I'm wondering why nonlinsolve doesn't report the known value of a when that is the only variable I request a solution to:
a,b,c = symbols('a, b, c', real=True, positive=True)
eq1 = a - 1
eq2 = a - (b+c)
>>> nonlinsolve([eq1, eq2], [a])
EmptySet
>>> nonlinsolve([eq1, eq2], [a, b, c])
{(1, 1-c, c)}
How does one make sense of this?
The other answer is good but let me clarify a bit more:
If a is specified as the unknown then b and c are symbolic parameters and the system is generically (for almost all possible values of b and c) unsatisfiable which is why the empty set is returned.

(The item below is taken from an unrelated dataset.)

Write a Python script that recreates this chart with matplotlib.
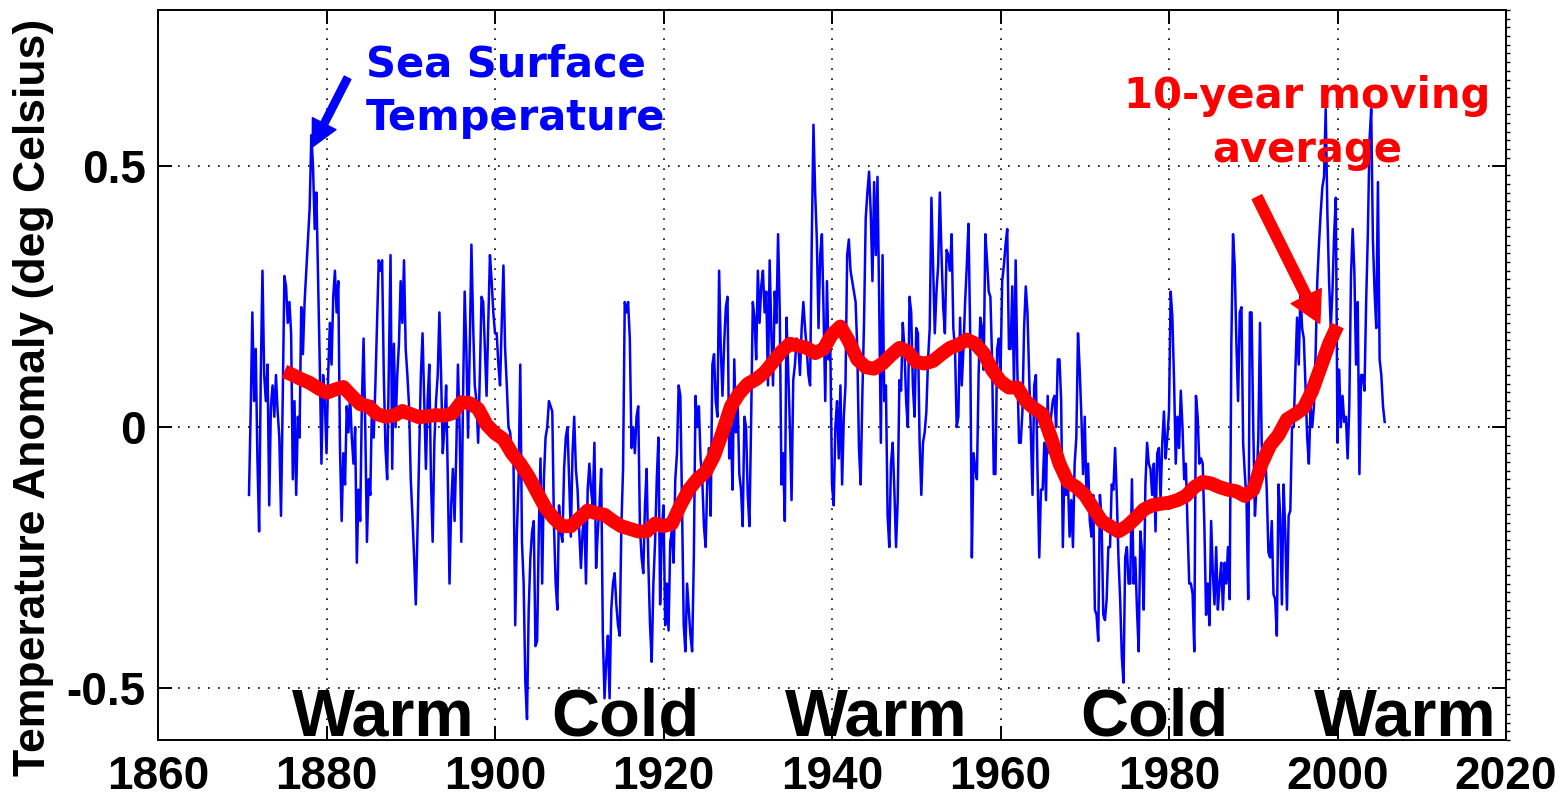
import numpy as np
import matplotlib.pyplot as plt
from matplotlib.ticker import MultipleLocator

plt.rcParams['font.family'] = ['Liberation Sans', 'DejaVu Sans']
plt.rcParams['font.weight'] = 'bold'
plt.rcParams['axes.unicode_minus'] = False

# ---------------------------------------------------------
# Sea surface temperature anomaly, sampled every 0.2 year
# ---------------------------------------------------------
sst_start = 1870.8
sst_step = 0.2

sst_1871_1887 = [-0.13, 0.03, 0.22, 0.05, 0.15, -0.06, -0.2, 0.1, 0.30, 0.1,
                 0.05, 0.12, -0.15, 0.04, 0.08, 0.02, 0.1, 0.03, -0.02, -0.17,
                 0.05, 0.29, 0.27, 0.2, 0.24, 0.18, -0.1, 0.05, -0.13, 0.02,
                 -0.02, 0.23, 0.14, 0.24, 0.3, 0.36, 0.42, 0.56, 0.5, 0.38,
                 0.45, 0.29, 0.12, -0.07, 0.1, 0.05, -0.05, 0.1, 0.2, 0.12,
                 0.25, 0.3, 0.22, 0.28, -0.04, -0.18, -0.05, -0.11, 0.04, -0.01,
                 0.06, -0.02, -0.07, 0.0, -0.26, -0.12, -0.18, 0.05, 0.17, 0.0,
                 -0.22, -0.1, -0.13, 0.05, -0.02, 0.08, 0.2, 0.32, 0.3, 0.32,
                 0.1, -0.04, -0.1, 0.12, 0.33]

sst_1888_1904 = [-0.08, 0.16, 0.0, 0.1, 0.16, 0.28, 0.2, 0.32, 0.15, 0.1,
                 0.04, -0.1, -0.17, -0.25, -0.34, -0.2, -0.05, 0.1, 0.18, 0.05,
                 -0.08, 0.05, 0.12, -0.1, -0.22, -0.03, 0.05, 0.1, 0.22, 0.1,
                 -0.05, 0.0, 0.08, -0.1, -0.3, -0.15, -0.08, -0.18, -0.05, 0.12,
                 0.0, -0.22, 0.05, 0.26, 0.15, -0.02, 0.15, 0.35, 0.2, 0.08,
                 0.05, -0.03, 0.1, 0.25, 0.24, 0.15, 0.06, 0.2, 0.33, 0.28,
                 0.22, 0.18, 0.18, 0.12, 0.08, 0.2, 0.31, 0.15, 0.08, 0.0,
                 -0.01, -0.05, -0.07, -0.38, -0.2, -0.1, 0.12, -0.22, -0.3, -0.49,
                 -0.56, -0.35, -0.25, -0.2, -0.18, -0.42]

sst_1905_1922 = [-0.41, -0.2, -0.06, -0.3, -0.1, -0.02, 0.0, 0.05, 0.04, 0.03,
                 -0.19, -0.3, -0.35, -0.15, -0.2, -0.22, -0.08, -0.02, 0.0, -0.1,
                 -0.21, -0.05, 0.02, -0.08, -0.12, -0.2, -0.27, -0.2, -0.17, -0.3,
                 -0.12, -0.07, -0.12, -0.15, -0.03, -0.27, -0.2, -0.15, -0.08, -0.4,
                 -0.52, -0.45, -0.4, -0.52, -0.35, -0.3, -0.28, -0.34, -0.38, -0.4,
                 -0.19, -0.08, 0.24, 0.22, 0.24, 0.17, -0.04, 0.0, -0.05, 0.02,
                 0.04, -0.19, -0.25, -0.28, -0.15, -0.08, -0.26, -0.38, -0.45, -0.3,
                 -0.22, -0.1, -0.02, -0.34, -0.2, -0.15, -0.38, -0.3, -0.39, -0.22,
                 -0.2, -0.26, -0.1, -0.05, 0.08, 0.06, -0.15]

sst_1922_1939 = [-0.38, -0.43, -0.3, -0.35, -0.4, -0.43, -0.25, 0.06, 0.0, 0.04,
                 -0.06, -0.1, -0.19, -0.23, -0.1, -0.04, -0.17, 0.12, 0.14, 0.05,
                 0.02, 0.3, 0.15, 0.06, 0.16, 0.23, 0.25, -0.06, 0.0, -0.12,
                 0.13, -0.01, 0.05, -0.09, -0.12, -0.19, 0.02, 0.0, -0.13, -0.19,
                 0.01, 0.24, 0.21, 0.13, 0.3, 0.2, 0.27, 0.3, 0.22, 0.26,
                 0.08, 0.32, 0.18, 0.08, 0.26, 0.2, 0.37, 0.22, -0.11, -0.05,
                 -0.18, 0.21, 0.11, 0.0, -0.14, 0.09, 0.12, 0.17, 0.16, 0.1,
                 0.19, 0.24, 0.19, 0.15, 0.1, 0.08, 0.36, 0.58, 0.45, 0.36,
                 0.19, 0.33, 0.37, 0.22, 0.05]

sst_1939_1956 = [0.28, 0.13, 0.15, -0.11, -0.15, 0.0, 0.05, -0.06, 0.08, -0.11,
                 0.02, 0.08, 0.33, 0.36, 0.3, 0.28, 0.26, 0.24, 0.15, -0.04,
                 -0.11, 0.06, 0.2, 0.4, 0.45, 0.49, 0.41, 0.28, 0.47, 0.33,
                 0.48, 0.24, -0.03, 0.33, 0.05, 0.08, -0.17, -0.23, -0.07, -0.03,
                 -0.12, -0.23, -0.14, 0.09, 0.07, 0.2, 0.15, 0.05, 0.0, 0.25,
                 0.22, 0.08, 0.02, 0.19, 0.18, -0.03, -0.13, -0.03, -0.01, 0.03,
                 0.13, 0.19, 0.44, 0.31, 0.18, 0.26, 0.31, 0.45, 0.33, 0.23,
                 0.18, 0.34, 0.33, 0.3, 0.37, 0.19, 0.15, 0.0, 0.02, 0.21,
                 0.08, 0.15, 0.24, 0.31, 0.39, 0.18, -0.25]

sst_1957_1973 = [-0.05, -0.08, -0.1, 0.1, 0.21, 0.19, 0.11, 0.37, 0.32, 0.26,
                 0.25, 0.13, -0.09, -0.09, 0.15, 0.17, 0.1, 0.28, 0.31, 0.35,
                 0.38, 0.15, 0.15, 0.27, 0.08, 0.32, 0.11, -0.03, -0.03, 0.03,
                 0.19, 0.27, 0.22, 0.1, -0.01, -0.13, 0.08, 0.1, -0.09, -0.25,
                 -0.12, -0.12, -0.03, -0.14, 0.06, -0.05, 0.02, 0.05, 0.06, 0.0,
                 0.13, 0.13, 0.05, -0.23, -0.07, -0.13, -0.1, -0.21, -0.14, -0.23,
                 -0.07, -0.02, 0.18, 0.11, 0.02, -0.09, 0.02, -0.13, -0.07, -0.18,
                 -0.21, -0.13, -0.35, -0.36, -0.41, -0.13, -0.18, -0.36, -0.37, -0.33,
                 -0.23, -0.23, -0.11, -0.12]

sst_1974_1990 = [-0.04, -0.13, -0.25, -0.33, -0.44, -0.49, -0.25, -0.23, -0.3, -0.3,
                 -0.1, -0.3, -0.25, -0.35, -0.43, -0.2, -0.24, -0.35, -0.11, -0.03,
                 -0.07, -0.08, -0.13, -0.07, -0.2, -0.05, -0.04, -0.14, -0.03, 0.03,
                 -0.06, -0.02, 0.03, 0.26, 0.21, 0.09, -0.07, 0.02, -0.04, 0.07,
                 0.0, -0.1, -0.07, -0.19, -0.3, -0.3, -0.32, -0.43, 0.06, 0.02,
                 -0.07, -0.06, -0.07, -0.19, -0.36, -0.3, -0.38, -0.18, -0.28, -0.34,
                 -0.23, -0.35, -0.3, -0.26, -0.35, -0.26, -0.3, -0.23, -0.33, 0.16,
                 0.37, 0.31, 0.16, 0.05, 0.22, 0.23, -0.03, -0.09, -0.14, -0.33,
                 0.22, 0.22, 0.0, -0.17, -0.11, -0.02]

sst_1991_2005 = [0.2, -0.03, -0.08, -0.04, -0.12, -0.24, -0.25, -0.18, -0.32, -0.33,
                 -0.4, -0.11, -0.17, -0.34, -0.11, -0.2, -0.35, -0.17, -0.16, 0.0,
                 0.0, 0.11, 0.21, 0.12, 0.26, 0.19, 0.17, 0.08, -0.02, -0.07,
                 0.04, 0.0, 0.04, 0.14, 0.28, 0.35, 0.41, 0.46, 0.48, 0.61,
                 0.41, 0.28, 0.19, 0.26, 0.37, 0.44, -0.03, 0.11, 0.0, 0.06,
                 0.01, 0.02, -0.06, 0.04, 0.29, 0.38, 0.3, 0.12, 0.24, -0.09,
                 0.1, 0.1, 0.07, 0.24, 0.37, 0.55, 0.61, 0.36, 0.26, 0.19,
                 0.47, 0.13, 0.1, 0.04, 0.01]

# ---------------------------------------------------------
# 10-year moving average, one value per year (1875-2000)
# ---------------------------------------------------------
ma_start = 1875
ma_1875_1924 = [0.107, 0.10, 0.092, 0.085, 0.075, 0.066, 0.072, 0.077, 0.06, 0.044,
                0.04, 0.025, 0.02, 0.022, 0.031, 0.025, 0.019, 0.021, 0.023, 0.022,
                0.027, 0.048, 0.046, 0.035, 0.005, -0.012, -0.023, -0.05, -0.07, -0.095,
                -0.125, -0.155, -0.175, -0.19, -0.19, -0.175, -0.16, -0.165, -0.168, -0.18,
                -0.19, -0.195, -0.2, -0.2, -0.185, -0.19, -0.185, -0.15, -0.12, -0.1]
ma_1925_1974 = [-0.086, -0.055, -0.01, 0.04, 0.065, 0.083, 0.092, 0.105, 0.125, 0.145,
                0.16, 0.156, 0.152, 0.142, 0.15, 0.178, 0.193, 0.165, 0.13, 0.115,
                0.112, 0.122, 0.138, 0.152, 0.145, 0.125, 0.122, 0.127, 0.14, 0.152,
                0.158, 0.168, 0.16, 0.142, 0.11, 0.088, 0.076, 0.076, 0.05, 0.036,
                0.025, -0.02, -0.07, -0.105, -0.115, -0.13, -0.155, -0.18, -0.19, -0.2]
ma_1975_2000 = [-0.19, -0.175, -0.158, -0.15, -0.147, -0.145, -0.14, -0.132, -0.115, -0.105,
                -0.108, -0.115, -0.12, -0.123, -0.132, -0.12, -0.07, -0.035, -0.015, 0.015,
                0.025, 0.037, 0.07, 0.115, 0.16, 0.195]

# Regime labels along the bottom
regime_names = ["Warm", "Cold", "Warm", "Cold", "Warm"]
regime_years = [1886.7, 1915.5, 1945.3, 1978.3, 2008.1]

year_ticks = np.arange(1860, 2021, 20)
anom_ticks = [-0.5, 0, 0.5]
anom_labels = ["-0.5", "0", "0.5"]

sst = np.concatenate([sst_1871_1887, sst_1888_1904, sst_1905_1922, sst_1922_1939,
                      sst_1939_1956, sst_1957_1973, sst_1974_1990, sst_1991_2005])
sst_t = sst_start + sst_step * np.arange(len(sst))

ma = np.concatenate([ma_1875_1924, ma_1925_1974, ma_1975_2000])
ma_t = ma_start + np.arange(len(ma))

# =========================================================
fig = plt.figure(figsize=(15.68, 7.97), dpi=100)
ax = fig.add_axes([158 / 1568, 57 / 797, 1348 / 1568, 730 / 797])

ax.plot(sst_t, sst, color='#0000ff', lw=1.8, zorder=3)
ax.plot(ma_t, ma, color='#ff0000', lw=10, solid_capstyle='butt', zorder=4)

ax.set_xlim(1860, 2020)
ax.set_ylim(-0.6, 0.8)
ax.set_xticks(year_ticks)
ax.set_yticks(anom_ticks, anom_labels)
ax.yaxis.set_minor_locator(MultipleLocator(1 / 60))

ax.grid(True, which='major', linestyle=(0, (1, 5)), color='black', lw=1.2)
ax.tick_params(which='major', direction='in', length=10, width=1.4,
               top=True, right=True, labelsize=33, pad=9)
ax.tick_params(axis='x', which='major', pad=11)
ax.tick_params(axis='y', which='minor', left=False, right=True,
               direction='out', length=3, width=1)
for spine in ax.spines.values():
    spine.set_linewidth(1.4)
    spine.set_color('black')

ax.set_ylabel("Temperature Anomaly (deg Celsius)", fontsize=32, fontweight='bold')
ax.yaxis.set_label_coords(-0.077, 0.47)

for name, yr in zip(regime_names, regime_years):
    ax.text(yr, -0.591, name, ha='center', va='baseline', fontsize=48,
            fontweight='bold', color='black', zorder=5)

# Annotations with arrows
ax.text(1884.7, 0.736, "Sea Surface\nTemperature", ha='left', va='top',
        fontsize=30, fontweight='bold', color='#0000ff', family='DejaVu Sans',
        linespacing=1.35, zorder=6)
ax.annotate('', xy=(1878.3, 0.537), xytext=(1882.5, 0.67),
            arrowprops=dict(arrowstyle='simple,head_length=1.0,head_width=1.0,tail_width=0.28',
                            color='#0000ff', mutation_scale=19, shrinkA=0, shrinkB=0),
            zorder=6)

ax.text(1996.4, 0.675, "10-year moving\naverage", ha='center', va='top',
        multialignment='center', fontsize=30, fontweight='bold', color='#ff0000',
        family='DejaVu Sans', linespacing=1.35, zorder=6)
ax.annotate('', xy=(1997.9, 0.199), xytext=(1990.45, 0.441),
            arrowprops=dict(arrowstyle='simple,head_length=1.0,head_width=1.1,tail_width=0.35',
                            color='#ff0000', mutation_scale=22, shrinkA=0, shrinkB=0),
            zorder=6)

fig.savefig("out.png", dpi=100)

Let's make the system simpler by removing one of the symbols:
In [7]: a,b,c = symbols('a, b, c', real=True, positive=True)
In [8]: nonlinsolve([a - 1, a - c], [a])
Out[8]: ∅
To see why this gives the empty set let's consider what we would get for different values of c:
In [9]: nonlinsolve([a - 1, a - 2], [a])
Out[9]: ∅
In [10]: nonlinsolve([a - 1, a - 3], [a])
Out[10]: ∅
In [11]: nonlinsolve([a - 1, a - sqrt(2)], [a])
Out[11]: ∅
In [11]: nonlinsolve([a - 1, a - 0.99], [a])
Out[11]: ∅
Having seen the above cases is it surprising that:
In [13]: nonlinsolve([a - 1, a - c], [a])
Out[13]: ∅
This is the correct answer for almost all possible values of c. There does exist a single value of c for which the equations can be satisfied but that is a degenerate case. The result returned by nonlinsolve is generically valid for almost all values of the symbolic parameters.
You might wonder why nonlinsolve cannot figure out that c = 1 would make the system satisfiable but if c is not an unknown then it is not for nonlinsolve to presume that it has any particular value. Imagine say that the symbol c represents the speed of light and so its value is not something that nonlinsolve can freely choose to make the equations satisfiable.
The empty set is the correct result here because you have presented a symbolically parametrised system that is generically unsatisfiable.